Cette particularité dans la structure du film, est probablement la raison pour laquelle votre humble rédactrice préfère ce Sunset aux autres Before (Sunrise et Midnight). Parce qu’il adopte au fond une trame pas si éloignée que ça d’une course contre la montre. Chaque dialogue et nouveau lieu de Paris qui se présente à Céline et Jesse nous donne le sentiment qu’il pourrait s’agir du dernier, et qu’il faut en profiter, jusqu’à la dernière goutte. Une fatalité à laquelle eux-mêmes ne semblent pas résolus, malgré les obstacles entre eux qu’ils savent inévitables. Loin de filmer un Paris comme un cliché de carte postale (malgré le sempiternel accordéoniste), Linklater fait des monuments et des librairies des lieux à part pour le binôme. Il y a ce dialogue désormais prémonitoire sur la disparition de “Notre-Dame” et la disparition annoncée de nos souvenirs et de ce que nous aimons. Mais aussi la manière dont il utilise la géographie de la ville, de ses différents moyens de transport comme de potentielles cocottes-minutes où l’ancien couple peut exploser à tout moment est fascinante. Adoptant, comme pour Sunrise, une mise en scène privilégiant de longs plans et de longs dialogues entre ses deux acteurs, la magie revient dès les premiers instants du film. Et cette manière qu’ont les personnages de se (re)découvrir, neuf ans après cette promenade impromptue à Vienne, nous interroge autant sur notre perception du temps que sur la perception de l’amour qui passe. Est-ce qu’au fond, la magie de leur histoire ne tenait pas que sur cette nuit et son côté éphémère, comme une parenthèse enchantée ? N’est-ce pas dangereux de forcer les choses à se faire, quitte à perdre les vies qu’ils avaient forgées tant bien que mal pendant ces neuf ans ?

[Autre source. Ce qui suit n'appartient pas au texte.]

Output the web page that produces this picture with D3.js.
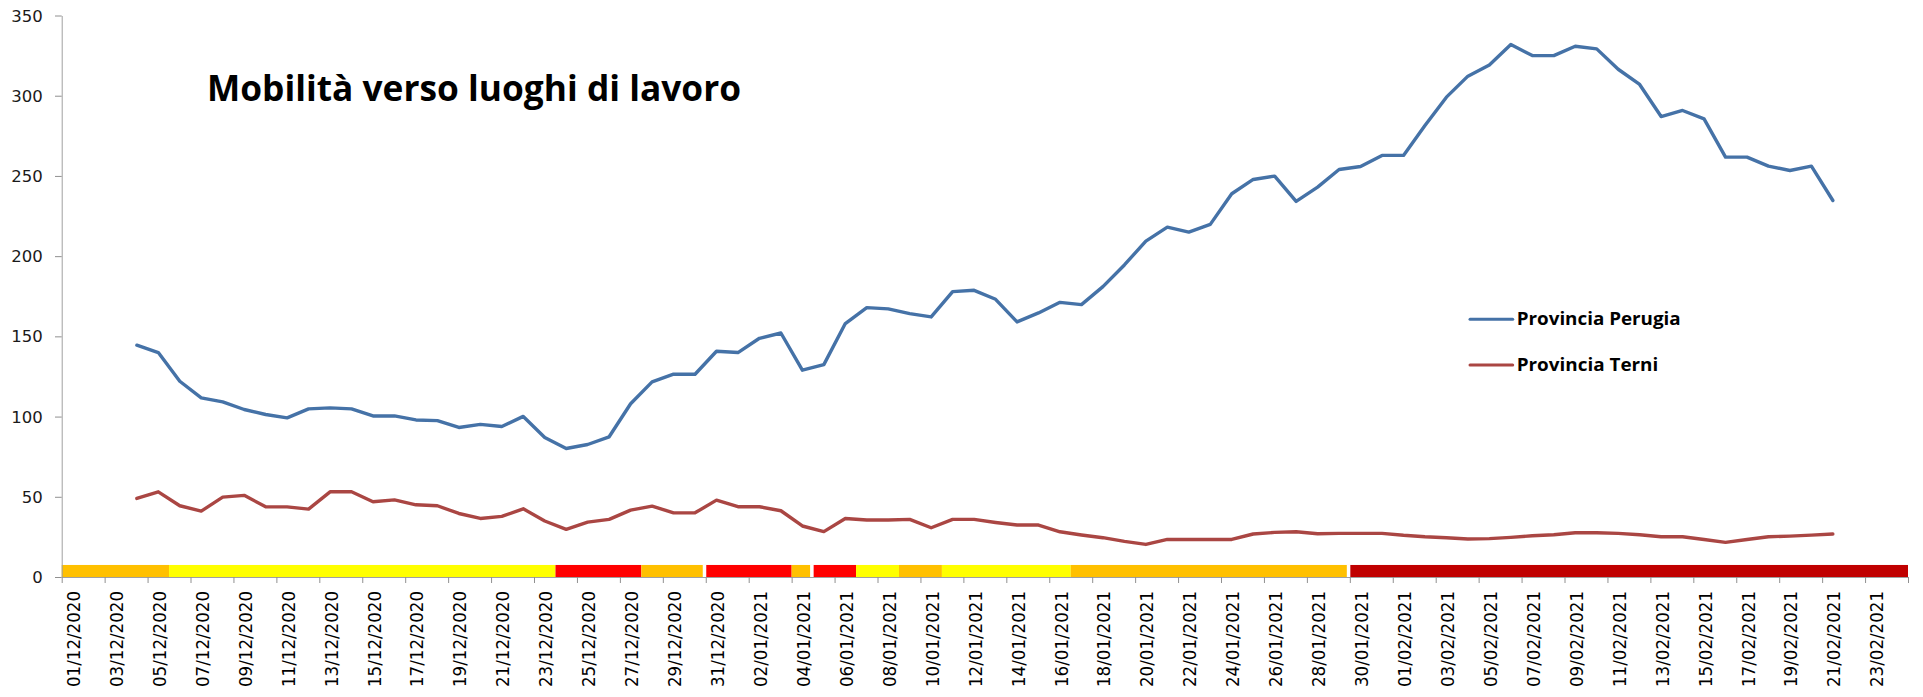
<!DOCTYPE html>
<html>
<head>
<meta charset="utf-8">
<script src="https://cdn.jsdelivr.net/npm/d3@7"></script>
<style>
  body { margin: 0; background: #fff; }
  svg { display: block; }
</style>
</head>
<body>
<div id="chart"></div>
<script>
// categories: one per day, 01/12/2020 .. 24/02/2021
var firstDay = new Date(2020, 11, 1);
var lastDay = new Date(2021, 1, 24);
var formatDay = d3.timeFormat("%d/%m/%Y");
var days = d3.timeDay.range(firstDay, d3.timeDay.offset(lastDay, 1)).map(formatDay);

// both series start on 04/12/2020
var seriesStart = "04/12/2020";
var perugia = [
  144.5, 139.9, 122.0, 111.7, 109.2, 104.4, 101.3, 99.2, 104.8, 105.4,
  104.8, 100.4, 100.4, 97.9, 97.5, 93.2, 95.1, 93.8, 100.1, 87.0,
  80.1, 82.6, 87.4, 108.0, 121.6, 126.4, 126.4, 140.7, 139.9, 148.8,
  152.1, 128.9, 132.4, 158.0, 167.9, 167.1, 164.2, 162.1, 177.9, 178.7,
  173.1, 159.0, 164.6, 171.2, 169.8, 181.0, 194.5, 209.4, 218.1, 215.0,
  219.8, 238.9, 247.8, 249.9, 234.1, 243.0, 254.0, 255.9, 262.8, 262.8,
  281.4, 299.1, 312.2, 319.2, 331.9, 325.0, 325.0, 330.8, 329.2, 316.5,
  307.0, 287.0, 290.8, 285.6, 261.7, 261.7, 256.1, 253.4, 256.1, 234.7
];
var terni = [
  49.0, 53.1, 44.4, 41.1, 49.8, 50.9, 43.8, 43.7, 42.3, 53.1,
  53.1, 46.9, 48.1, 45.0, 44.4, 39.6, 36.5, 37.8, 42.5, 34.9,
  29.7, 34.2, 35.9, 41.7, 44.2, 40.0, 40.0, 47.9, 43.8, 43.8,
  41.3, 31.8, 28.3, 36.5, 35.5, 35.5, 35.9, 30.7, 35.9, 35.9,
  34.0, 32.4, 32.4, 28.2, 26.2, 24.5, 22.2, 20.3, 23.4, 23.4,
  23.4, 23.4, 26.8, 27.8, 28.2, 27.0, 27.2, 27.2, 27.2, 26.0,
  25.1, 24.5, 23.7, 23.9, 24.7, 25.7, 26.3, 27.6, 27.6, 27.2,
  26.3, 25.1, 25.1, 23.4, 21.6, 23.4, 25.1, 25.5, 26.1, 26.8
];
var seriesNames = ["Provincia Perugia", "Provincia Terni"];

// zone colour band: runs of consecutive days
var zoneRunDays = [5, 18, 4, 3, 4, 1, 2, 2, 2, 6, 13, 26];
var zoneRunCodes = ["arancione", "gialla", "rossa", "arancione", "rossa", "arancione",
                    "rossa", "gialla", "arancione", "gialla", "arancione", "rossa scura"];
var zoneGapBefore = ["31/12/2020", "05/01/2021", "30/01/2021"];
var zoneBandValue = 7.5;

var yTicks = [0, 50, 100, 150, 200, 250, 300, 350];
var title = "Mobilità verso luoghi di lavoro";

var svgWidth = 1923;
var svgHeight = 697;
var plot = { left: 61.7, right: 1908, top: 15.5, bottom: 577 };

var zoneColor = {
  "arancione": "#FFC000",
  "gialla": "#FFFF00",
  "rossa": "#FF0000",
  "rossa scura": "#C00000"
};
var lineColor = ["#4572A7", "#AA4643"];

var svg = d3.select("#chart")
  .append("svg")
  .attr("width", svgWidth)
  .attr("height", svgHeight);

// scales
var xBand = d3.scaleBand()
  .domain(days)
  .range([plot.left, plot.right])
  .padding(0);

var xIndex = d3.scaleLinear()
  .domain([0, days.length])
  .range([plot.left, plot.right]);

var yScale = d3.scaleLinear()
  .domain([0, 350])
  .range([plot.bottom, plot.top]);

// zone band (bar at the bottom)
var runs = [];
var start = 0;
zoneRunDays.forEach(function(n, k) {
  runs.push({ from: start, to: start + n, code: zoneRunCodes[k] });
  start += n;
});

svg.append("g")
  .selectAll("rect")
  .data(runs)
  .enter()
  .append("rect")
  .attr("x", d => xIndex(d.from))
  .attr("width", d => xIndex(d.to) - xIndex(d.from))
  .attr("y", yScale(zoneBandValue))
  .attr("height", yScale(0) - yScale(zoneBandValue))
  .attr("fill", d => zoneColor[d.code]);

svg.append("g")
  .selectAll("rect")
  .data(zoneGapBefore)
  .enter()
  .append("rect")
  .attr("x", d => xBand(d) - 3)
  .attr("width", 3.5)
  .attr("y", yScale(zoneBandValue))
  .attr("height", yScale(0) - yScale(zoneBandValue))
  .attr("fill", "#fff");

// axes
var yAxis = svg.append("g")
  .attr("transform", `translate(${plot.left},0)`)
  .call(d3.axisLeft(yScale).tickValues(yTicks).tickSize(6.7).tickSizeOuter(0).tickPadding(12.3));

yAxis.select(".domain").attr("stroke", "#a0a0a0");
yAxis.selectAll(".tick line").attr("stroke", "#909090");
yAxis.selectAll("text")
  .attr("font-family", "DejaVu Sans, Verdana, sans-serif")
  .attr("font-size", "16.5px")
  .attr("fill", "#1a1a1a")
  .attr("dy", "0.34em");

var xTicks = svg.append("g")
  .attr("transform", `translate(0,${plot.bottom})`)
  .call(d3.axisBottom(xIndex).tickValues(d3.range(0, days.length + 1, 2)).tickSize(6).tickSizeOuter(0).tickFormat(""));

xTicks.select(".domain").attr("stroke", "#a0a0a0");
xTicks.selectAll(".tick line").attr("stroke", "#909090");

var xLabels = svg.append("g")
  .attr("transform", `translate(0,${plot.bottom})`)
  .call(d3.axisBottom(xBand).tickValues(days.filter((d, i) => i % 2 === 0)).tickSize(0));

xLabels.select(".domain").remove();
xLabels.selectAll("text")
  .attr("transform", "rotate(-90)")
  .attr("x", -14)
  .attr("y", 0)
  .attr("dy", "0.42em")
  .attr("text-anchor", "end")
  .attr("font-family", "DejaVu Sans, Verdana, sans-serif")
  .attr("font-size", "18px")
  .attr("textLength", 96)
  .attr("lengthAdjust", "spacingAndGlyphs")
  .attr("fill", "#000");

// lines
var offset = days.indexOf(seriesStart);
var line = d3.line()
  .x((d, i) => xBand(days[offset + i]) + xBand.bandwidth() / 2)
  .y(d => yScale(d));

[perugia, terni].forEach(function(values, k) {
  svg.append("path")
    .datum(values)
    .attr("d", line)
    .attr("fill", "none")
    .attr("stroke", lineColor[k])
    .attr("stroke-width", 3.4)
    .attr("stroke-linejoin", "round")
    .attr("stroke-linecap", "round");
});

// title
svg.append("text")
  .attr("x", 207)
  .attr("y", 101)
  .attr("font-family", "Open Sans, sans-serif")
  .attr("font-weight", 700)
  .attr("font-size", "35px")
  .attr("textLength", 534)
  .attr("lengthAdjust", "spacingAndGlyphs")
  .text(title);

// legend
var legend = svg.append("g")
  .attr("transform", "translate(1470,319.3)");

var legendRows = legend.selectAll("g")
  .data(seriesNames)
  .enter()
  .append("g")
  .attr("transform", (d, i) => `translate(0,${i * 45.7})`);

legendRows.append("line")
  .attr("x1", 0)
  .attr("x2", 42.7)
  .attr("stroke", (d, i) => lineColor[i])
  .attr("stroke-width", 3)
  .attr("stroke-linecap", "round");

legendRows.append("text")
  .attr("x", 46.7)
  .attr("y", 6)
  .attr("font-family", "Open Sans, sans-serif")
  .attr("font-weight", 700)
  .attr("font-size", "17.5px")
  .attr("textLength", (d, i) => i === 0 ? 164 : 141.6)
  .attr("lengthAdjust", "spacingAndGlyphs")
  .text(d => d);
</script>
</body>
</html>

La réponse, c’est qu’il n’y a pas de bonne ou de mauvaise réponse. Mais juste des balades en guitare jouées timidement par Céline, tandis que le film déroule lentement mais sûrement son final à la fois inévitable mais en même temps si ambigu. Peut-être que Jesse ratera son avion, mais en attendant, loin de tomber dans le piège d’un film à retrouvailles, Richard Linklater élève encore plus son niveau, livrant 1h20 d’une discussion romantique idéale. Et puisque l’on parle du temps qui passe, il est intéressant de noter qu’au moment où Before Sunset sort, Linklater tournait déjà son autre grand projet autour de l’évolution et du temps : Boyhood” qui suit le parcours sur douze ans d’un jeune garçon, joué par Ellar Coltrane. Et non content d’avoir déjà filmé Ethan Hawke sur une vingtaine d’années pour la trilogie Before, Linklater le filme également sur Boyhood, cette fois avec un rôle plus paternel, mais toujours avec une tendresse infinie. Au-delà de l’expérience cinématographique et du marathon que ces films ont été, peu de réalisateurs auront aussi bien su questionner le changement humain, psychologique et physique, de leurs acteurs. Et la trilogie Before, au-delà de ses qualités techniques et scénaristiques, diffuse ce doux parfum de romantisme et d’humanité qui vous restent en tête, comme si l’on vivait soi-même une parenthèse enchantée, à regarder Céline et Jesse tenter de vivre la leur.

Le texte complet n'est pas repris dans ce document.